Monday, April 29, 2024
Writing Common Sense to Power
D. R. ZUKERMAN, proprietor
A Bright and Gloomy Week

APRIL 17, 2005 --

The photos that appear in this edition of Lonely Pamphleteer Review indicate that during the week of April 10 to 16, the skies from New York City to Boston were blue, bright and sunny.

Yet, during the same period the atmosphere around Wall Street was as dark and gloomy as Miss Haversham's rooms in Great Expectations -- the Dow Jones averages dropping some 400 points for the week, ending with the 191 point plunge on Income Tax Friday.

Why was the Wall Street performance so dismal this week of natural brightness? LPR suggests that PES might have something to do with it -- PES for Pharaoh Emulation Syndrome, or -- pharaohnoia.

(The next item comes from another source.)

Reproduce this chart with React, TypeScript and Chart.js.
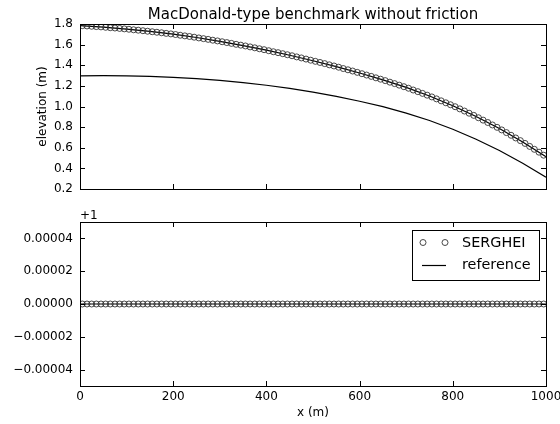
import React, { useEffect, useRef } from "react";
import { Chart, registerables } from "chart.js";

Chart.register(...registerables);

const TITLE = "MacDonald-type benchmark without friction";
const Y1_LABEL = "elevation (m)";
const X_LABEL = "x (m)";
const Q_OFFSET = 1;
const LEGEND_LABELS = ["SERGHEI", "reference"];

const X_TICKS = [0, 200, 400, 600, 800, 1000];
const Y1_TICKS = [0.2, 0.4, 0.6, 0.8, 1.0, 1.2, 1.4, 1.6, 1.8];
const Y2_TICKS = [-0.00004, -0.00002, 0, 0.00002, 0.00004];

const SERG_X = [
  5, 15, 25, 35, 45, 55, 65, 75, 85, 95,
  105, 115, 125, 135, 145, 155, 165, 175, 185, 195,
  205, 215, 225, 235, 245, 255, 265, 275, 285, 295,
  305, 315, 325, 335, 345, 355, 365, 375, 385, 395,
  405, 415, 425, 435, 445, 455, 465, 475, 485, 495,
  505, 515, 525, 535, 545, 555, 565, 575, 585, 595,
  605, 615, 625, 635, 645, 655, 665, 675, 685, 695,
  705, 715, 725, 735, 745, 755, 765, 775, 785, 795,
  805, 815, 825, 835, 845, 855, 865, 875, 885, 895,
  905, 915, 925, 935, 945, 955, 965, 975, 985, 995,
];

const SERG_WSE = [
  1.784, 1.781, 1.778, 1.775, 1.772, 1.768, 1.764, 1.761, 1.757, 1.753,
  1.749, 1.744, 1.740, 1.735, 1.730, 1.725, 1.720, 1.715, 1.709, 1.704,
  1.698, 1.691, 1.685, 1.679, 1.672, 1.665, 1.658, 1.651, 1.643, 1.636,
  1.628, 1.620, 1.612, 1.603, 1.595, 1.587, 1.578, 1.569, 1.560, 1.551,
  1.541, 1.531, 1.522, 1.512, 1.502, 1.492, 1.481, 1.471, 1.460, 1.449,
  1.438, 1.427, 1.416, 1.404, 1.393, 1.381, 1.368, 1.356, 1.344, 1.331,
  1.318, 1.305, 1.292, 1.278, 1.265, 1.251, 1.236, 1.222, 1.207, 1.192,
  1.177, 1.160, 1.144, 1.127, 1.110, 1.093, 1.074, 1.055, 1.036, 1.017,
  0.998, 0.977, 0.956, 0.935, 0.914, 0.891, 0.868, 0.845, 0.821, 0.798,
  0.773, 0.747, 0.721, 0.695, 0.669, 0.642, 0.613, 0.585, 0.557, 0.528,
];

const SERG_Q = [
  1, 1, 1, 1, 1, 1, 1, 1, 1, 1,
  1, 1, 1, 1, 1, 1, 1, 1, 1, 1,
  1, 1, 1, 1, 1, 1, 1, 1, 1, 1,
  1, 1, 1, 1, 1, 1, 1, 1, 1, 1,
  1, 1, 1, 1, 1, 1, 1, 1, 1, 1,
  1, 1, 1, 1, 1, 1, 1, 1, 1, 1,
  1, 1, 1, 1, 1, 1, 1, 1, 1, 1,
  1, 1, 1, 1, 1, 1, 1, 1, 1, 1,
  1, 1, 1, 1, 1, 1, 1, 1, 1, 1,
  1, 1, 1, 1, 1, 1, 1, 1, 1, 1,
];

const REF_X = [0, 50, 100, 150, 200, 250, 300, 350, 400, 450, 500, 550, 600, 650, 700, 750, 800, 850, 900, 950, 1000];
const REF_WSE = [1.785, 1.770, 1.751, 1.728, 1.701, 1.669, 1.632, 1.591, 1.546, 1.497, 1.444, 1.387, 1.325, 1.258, 1.185, 1.102, 1.008, 0.903, 0.786, 0.656, 0.514];
const REF_BED = [1.297, 1.299, 1.297, 1.292, 1.283, 1.270, 1.253, 1.232, 1.206, 1.175, 1.139, 1.098, 1.051, 0.998, 0.936, 0.864, 0.780, 0.683, 0.573, 0.450, 0.314];
const REF_Q = [1, 1, 1, 1, 1, 1, 1, 1, 1, 1, 1, 1, 1, 1, 1, 1, 1, 1, 1, 1, 1];

const FONT = "'DejaVu Sans', 'Liberation Sans', sans-serif";

function pts(xs: number[], ys: number[], off = 0) {
  return xs.map((x, i) => ({ x, y: ys[i] - off }));
}

const frameTicks = (yTicks: number[]) => ({
  id: "frameTicks",
  afterDraw(chart: any) {
    const { ctx, chartArea: a, scales } = chart;
    const L = Math.round(a.left), R = Math.round(a.right), T = Math.round(a.top), B = Math.round(a.bottom);
    ctx.save();
    ctx.strokeStyle = "#000";
    ctx.lineWidth = 1;
    ctx.beginPath();
    for (const v of X_TICKS) {
      const px = Math.round(scales.x.getPixelForValue(v)) + 0.5;
      ctx.moveTo(px, B); ctx.lineTo(px, B - 5);
      ctx.moveTo(px, T); ctx.lineTo(px, T + 5);
    }
    for (const v of yTicks) {
      const py = Math.round(scales.y.getPixelForValue(v)) + 0.5;
      ctx.moveTo(L, py); ctx.lineTo(L + 5, py);
      ctx.moveTo(R, py); ctx.lineTo(R - 5, py);
    }
    ctx.stroke();
    ctx.strokeRect(L + 0.5, T + 0.5, R - L, B - T);
    ctx.restore();
  },
});

const topText = {
  id: "topText",
  afterDraw(chart: any) {
    const { ctx, chartArea: a } = chart;
    ctx.save();
    ctx.fillStyle = "#000";
    ctx.font = `15px ${FONT}`;
    ctx.textAlign = "center";
    ctx.textBaseline = "alphabetic";
    ctx.fillText(TITLE, (a.left + a.right) / 2, 19);
    ctx.font = `12px ${FONT}`;
    ctx.translate(43, (a.top + a.bottom) / 2);
    ctx.rotate(-Math.PI / 2);
    ctx.textBaseline = "middle";
    ctx.fillText(Y1_LABEL, 0, 0);
    ctx.restore();
  },
};

const bottomText = {
  id: "bottomText",
  afterDraw(chart: any) {
    const { ctx, chartArea: a } = chart;
    ctx.save();
    ctx.fillStyle = "#000";
    ctx.font = `12px ${FONT}`;
    ctx.textAlign = "left";
    ctx.textBaseline = "alphabetic";
    ctx.fillText("+" + Q_OFFSET, a.left, 19);
    ctx.textAlign = "center";
    ctx.textBaseline = "middle";
    ctx.fillText(X_LABEL, (a.left + a.right) / 2, 213);
    // legend
    const bx = 412.5, by = 30.5, bw = 127, bh = 50;
    ctx.fillStyle = "#fff";
    ctx.fillRect(bx, by, bw, bh);
    ctx.strokeStyle = "#000";
    ctx.lineWidth = 1;
    ctx.strokeRect(bx, by, bw, bh);
    ctx.strokeStyle = "#333";
    ctx.lineWidth = 0.9;
    for (const cx of [423, 445]) {
      ctx.beginPath();
      ctx.arc(cx, 42.5, 3, 0, Math.PI * 2);
      ctx.stroke();
    }
    ctx.strokeStyle = "#000";
    ctx.lineWidth = 1.2;
    ctx.beginPath();
    ctx.moveTo(422, 65.5);
    ctx.lineTo(446, 65.5);
    ctx.stroke();
    ctx.fillStyle = "#000";
    ctx.font = `14.4px ${FONT}`;
    ctx.textAlign = "left";
    ctx.fillText(LEGEND_LABELS[0], 462, 43);
    ctx.fillText(LEGEND_LABELS[1], 462, 65);
    ctx.restore();
  },
};

function fixY(w: number) {
  return (s: any) => {
    s.width = w;
    s.paddingTop = 0;
    s.paddingBottom = 0;
  };
}
function fixX(h: number) {
  return (s: any) => {
    s.height = h;
    s.paddingLeft = 0;
    s.paddingRight = 0;
  };
}

function fmtQ(v: number) {
  if (Math.abs(v) < 1e-12) return "0.00000";
  const s = Math.abs(v).toFixed(5);
  return v < 0 ? "\u2212" + s : s;
}

export default function App() {
  const topRef = useRef<HTMLCanvasElement>(null);
  const botRef = useRef<HTMLCanvasElement>(null);

  useEffect(() => {
    const tickFont = { family: FONT, size: 12 };
    const serStyle = {
      showLine: false,
      pointRadius: 3,
      pointStyle: "circle",
      pointBackgroundColor: "rgba(0,0,0,0)",
      pointBorderColor: "#333",
      pointBorderWidth: 0.9,
      borderColor: "#333",
      backgroundColor: "rgba(0,0,0,0)",
    };
    const refStyle = {
      showLine: true,
      pointRadius: 0,
      borderColor: "#000",
      borderWidth: 1.2,
      backgroundColor: "#000",
      tension: 0,
    };
    const top = new Chart(topRef.current as HTMLCanvasElement, {
      type: "scatter",
      data: {
        datasets: [
          { label: "SERGHEI", data: pts(SERG_X, SERG_WSE), ...serStyle } as any,
          { label: "reference", data: pts(REF_X, REF_WSE), ...refStyle } as any,
          { label: "reference bed", data: pts(REF_X, REF_BED), ...refStyle } as any,
        ],
      },
      options: {
        animation: false,
        responsive: false,
        layout: { padding: { top: 24, right: 14, bottom: 11, left: 0 } },
        plugins: { legend: { display: false }, tooltip: { enabled: false }, title: { display: false } },
        scales: {
          x: {
            type: "linear",
            min: 0,
            max: 1000,
            grid: { display: false, drawTicks: false },
            border: { display: false },
            ticks: { display: false },
            afterFit: fixX(0),
          },
          y: {
            type: "linear",
            min: 0.2,
            max: 1.8,
            grid: { display: false, drawTicks: false },
            border: { display: false },
            ticks: { color: "#000", font: tickFont, padding: 7, callback: (v: any) => Number(v).toFixed(1) },
            afterBuildTicks: (s: any) => { s.ticks = Y1_TICKS.map((v) => ({ value: v })); },
            afterFit: fixY(80),
          },
        },
      } as any,
      plugins: [frameTicks(Y1_TICKS), topText],
    });

    const bot = new Chart(botRef.current as HTMLCanvasElement, {
      type: "scatter",
      data: {
        datasets: [
          { label: "SERGHEI", data: pts(SERG_X, SERG_Q, Q_OFFSET), ...serStyle } as any,
          { label: "reference", data: pts(REF_X, REF_Q, Q_OFFSET), ...refStyle } as any,
        ],
      },
      options: {
        animation: false,
        responsive: false,
        layout: { padding: { top: 22, right: 14, bottom: 0, left: 0 } },
        plugins: { legend: { display: false }, tooltip: { enabled: false }, title: { display: false } },
        scales: {
          x: {
            type: "linear",
            min: 0,
            max: 1000,
            grid: { display: false, drawTicks: false },
            border: { display: false },
            ticks: { color: "#000", font: tickFont, padding: 4, maxRotation: 0, callback: (v: any) => String(v) },
            afterBuildTicks: (s: any) => { s.ticks = X_TICKS.map((v) => ({ value: v })); },
            afterFit: fixX(38),
          },
          y: {
            type: "linear",
            min: -0.00005,
            max: 0.00005,
            grid: { display: false, drawTicks: false },
            border: { display: false },
            ticks: { color: "#000", font: tickFont, padding: 7, callback: (v: any) => fmtQ(Number(v)) },
            afterBuildTicks: (s: any) => { s.ticks = Y2_TICKS.map((v) => ({ value: v })); },
            afterFit: fixY(80),
          },
        },
      } as any,
      plugins: [frameTicks(Y2_TICKS), bottomText],
    });

    return () => {
      top.destroy();
      bot.destroy();
    };
  }, []);

  return (
    <div style={{ position: "fixed", left: 0, top: 0, width: 560, height: 424, background: "#fff" }}>
      <canvas ref={topRef} width={560} height={200} style={{ position: "absolute", left: 0, top: 0, width: 560, height: 200 }} />
      <canvas ref={botRef} width={560} height={224} style={{ position: "absolute", left: 0, top: 200, width: 560, height: 224 }} />
    </div>
  );
}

On the free market side, persons afflicted with pharaohnoia seek in the sage words of Federalist Paper No. 57, the "ambitious sacrifice of the many to the aggrandizement of the few."

Pharaohnoia, in the economic context,
indicates addiction to amassing wealth without any sense of the common good --other than, perhaps, to regard personal riches as an expression of the common good.

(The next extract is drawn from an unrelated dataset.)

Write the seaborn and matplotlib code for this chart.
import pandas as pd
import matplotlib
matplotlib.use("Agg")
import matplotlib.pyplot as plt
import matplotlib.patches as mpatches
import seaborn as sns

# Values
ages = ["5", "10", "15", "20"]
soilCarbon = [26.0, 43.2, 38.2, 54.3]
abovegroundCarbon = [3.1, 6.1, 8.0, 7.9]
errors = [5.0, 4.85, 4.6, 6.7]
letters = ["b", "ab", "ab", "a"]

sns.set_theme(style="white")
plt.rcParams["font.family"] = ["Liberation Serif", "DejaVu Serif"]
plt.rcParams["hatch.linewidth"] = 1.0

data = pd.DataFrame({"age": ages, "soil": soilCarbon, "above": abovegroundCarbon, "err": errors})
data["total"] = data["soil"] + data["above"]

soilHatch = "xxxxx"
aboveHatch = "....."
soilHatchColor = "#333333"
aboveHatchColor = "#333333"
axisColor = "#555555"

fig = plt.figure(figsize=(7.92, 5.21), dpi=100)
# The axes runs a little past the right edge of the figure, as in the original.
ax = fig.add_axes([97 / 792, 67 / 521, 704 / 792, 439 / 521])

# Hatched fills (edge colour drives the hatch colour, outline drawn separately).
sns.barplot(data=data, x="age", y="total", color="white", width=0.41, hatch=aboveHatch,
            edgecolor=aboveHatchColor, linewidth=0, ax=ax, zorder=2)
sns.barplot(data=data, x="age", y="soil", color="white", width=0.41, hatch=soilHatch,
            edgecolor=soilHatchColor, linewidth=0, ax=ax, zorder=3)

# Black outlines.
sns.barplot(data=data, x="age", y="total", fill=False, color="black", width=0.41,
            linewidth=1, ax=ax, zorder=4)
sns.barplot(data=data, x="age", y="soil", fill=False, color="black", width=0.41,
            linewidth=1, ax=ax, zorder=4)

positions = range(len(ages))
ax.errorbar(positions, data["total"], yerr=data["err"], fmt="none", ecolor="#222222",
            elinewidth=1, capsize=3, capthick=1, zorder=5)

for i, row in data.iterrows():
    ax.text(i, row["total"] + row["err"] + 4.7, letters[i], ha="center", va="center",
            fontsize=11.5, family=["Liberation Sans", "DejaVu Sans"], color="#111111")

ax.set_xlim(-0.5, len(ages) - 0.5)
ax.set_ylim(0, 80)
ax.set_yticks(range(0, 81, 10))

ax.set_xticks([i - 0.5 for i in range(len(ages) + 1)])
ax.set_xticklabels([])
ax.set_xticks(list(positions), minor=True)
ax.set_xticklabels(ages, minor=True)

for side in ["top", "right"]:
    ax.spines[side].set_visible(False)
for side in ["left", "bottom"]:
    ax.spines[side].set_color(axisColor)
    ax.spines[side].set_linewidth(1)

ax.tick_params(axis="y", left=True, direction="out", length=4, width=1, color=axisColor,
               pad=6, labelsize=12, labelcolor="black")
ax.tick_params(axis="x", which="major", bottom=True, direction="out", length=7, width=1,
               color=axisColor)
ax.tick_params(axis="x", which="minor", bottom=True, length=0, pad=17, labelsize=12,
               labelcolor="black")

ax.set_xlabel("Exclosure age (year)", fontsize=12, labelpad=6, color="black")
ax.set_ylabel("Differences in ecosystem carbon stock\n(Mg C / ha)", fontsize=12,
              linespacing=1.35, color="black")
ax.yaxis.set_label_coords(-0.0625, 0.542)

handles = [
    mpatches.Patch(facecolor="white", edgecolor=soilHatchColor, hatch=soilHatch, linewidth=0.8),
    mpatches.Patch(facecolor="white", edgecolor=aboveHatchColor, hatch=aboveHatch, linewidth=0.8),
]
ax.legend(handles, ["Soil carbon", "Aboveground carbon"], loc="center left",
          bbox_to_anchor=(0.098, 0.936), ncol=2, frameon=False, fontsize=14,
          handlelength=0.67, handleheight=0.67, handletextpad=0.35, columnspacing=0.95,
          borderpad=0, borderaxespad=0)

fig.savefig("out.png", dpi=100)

In the political context, PES points to addiction to power wielded quite heavily and with apparent glee. (More on PES in
a political context next week.)

With the stock market in present tailspin,
commentators now point to high gas prices as causing an economic slowdown. Where were these commentators when prices started to go up sharply?

From Washington, it is as if officials said: "Just hope your car gets better gas mileage -- or stop driving." (As it happens, the LPRmobile has indeed responded to the gas price squeeze by yielding great gas mileage.)

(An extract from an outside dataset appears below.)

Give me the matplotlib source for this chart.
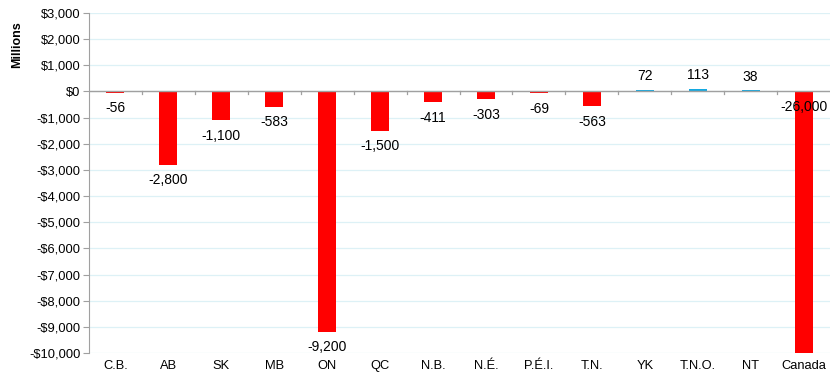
import matplotlib
matplotlib.use("Agg")
import matplotlib.pyplot as plt
from matplotlib.ticker import FuncFormatter, FixedLocator

plt.rcParams['font.family'] = ['Liberation Sans', 'DejaVu Sans']

regions = ["C.B.", "AB", "SK", "MB", "ON", "QC", "N.B.", "N.É.", "P.É.I.",
           "T.N.", "YK", "T.N.O.", "NT", "Canada"]
values = [-56, -2800, -1100, -583, -9200, -1500, -411, -303, -69,
          -563, 72, 113, 38, -26000]

y_min, y_max = -10000, 3000

fig = plt.figure(figsize=(8.3, 3.78), dpi=100)
ax = fig.add_axes([89/830, 25/378, 741/830, 340/378])

x = list(range(len(regions)))
colors = ["#FF0000" if v < 0 else "#14A9E1" for v in values]
ax.bar(x, values, width=0.34, color=colors, zorder=3)

ax.set_xlim(-0.5, len(regions) - 0.5)
ax.set_ylim(y_min, y_max)

def money(v, _pos=None):
    v = int(round(v))
    return f"-${abs(v):,}" if v < 0 else f"${v:,}"

ax.yaxis.set_major_locator(FixedLocator(range(y_min, y_max + 1, 1000)))
ax.yaxis.set_major_formatter(FuncFormatter(money))
ax.grid(axis='y', color='#DDF1F6', linewidth=0.9, zorder=0)
ax.tick_params(axis='y', labelsize=9.3, length=4, color='#A0A0A0', pad=2)

ax.set_xticks(x)
ax.set_xticklabels(regions)
ax.tick_params(axis='x', labelsize=9.3, length=0, pad=5)

for side in ('top', 'right', 'bottom'):
    ax.spines[side].set_visible(False)
ax.spines['left'].set_color('#A0A0A0')

# zero baseline with category separator ticks
ax.axhline(0, color='#A0A0A0', linewidth=1.0, zorder=4)
for b in range(1, len(regions)):
    ax.plot([b - 0.5, b - 0.5], [0, -110], color='#A0A0A0', linewidth=0.9,
            zorder=4, clip_on=False)

ax.set_ylabel("Millions", fontsize=9, fontweight='bold')
ax.yaxis.set_label_coords(-0.089, 0.906)

for xi, v in zip(x, values):
    label = f"{v:,}"
    if v >= 0:
        ax.annotate(label, (xi, v), xytext=(0, 5), textcoords='offset points',
                    ha='center', va='bottom', fontsize=10, zorder=5)
    else:
        end = v if v >= y_min else 0
        ax.annotate(label, (xi, end), xytext=(0, -6), textcoords='offset points',
                    ha='center', va='top', fontsize=10, zorder=5)

fig.savefig("out.png", dpi=100)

Have we no leaders -- in the private or public sector -- willing to stand for the common good?

 

 

Is there no one who will rally the nation around the banner of fundamental fairness on the economic and political fronts that Federalist 57 alluded to?

The New York Times, April 16, reported that Viacom chief executive Sumner Redstone received a bonus of $16.5 million dollars in 2004, when the company's stock droped by 18 percent.

Mr. Redstone's total compensation was reported to be $56.11 million. Co-president Tom Freston got $52.49 million, including a bonus said to be $16 million, and co-president Leslie Moonves got $52.20 million, including a bonus of $14 million.

Mr. Redstone reportedly received base salary of $4.97 million with stock options worth some $34.50 million, and the figures for Mr. Freston and Mr. Moonves were said to be $4.22 million (salary), $32.14 million (stock options) and $5.77 million (salary), $32.16 million (stock options), respectively.

The Times story quoted Richard Greenfeld, of Fulcrum Global Partners, as indicating he thought Mr. Moonves and Mr. Freston should have taken pay cuts because of the company's poor stock performance. For LPR, huge compensation packages for executives and lower stock prices for shareholders are indicia of pharaohnoia.

LPR has no doubt that bright, sunny skies will return to Wall Street and confidence and value enhanced -- provided we take to heart the sage counsel suggested by Federalist 57 -- that self-aggrandizement at the expense of the many does not promote the common good, but that the
only way the common good is served is when our leaders stand in "communion of interests and sympathy of sentiments" with the people.

LPR appeals to its clicksters to call attention to the "common good" counsel of Federalist 57 -- this is, after all, is what America is all about, isn't it?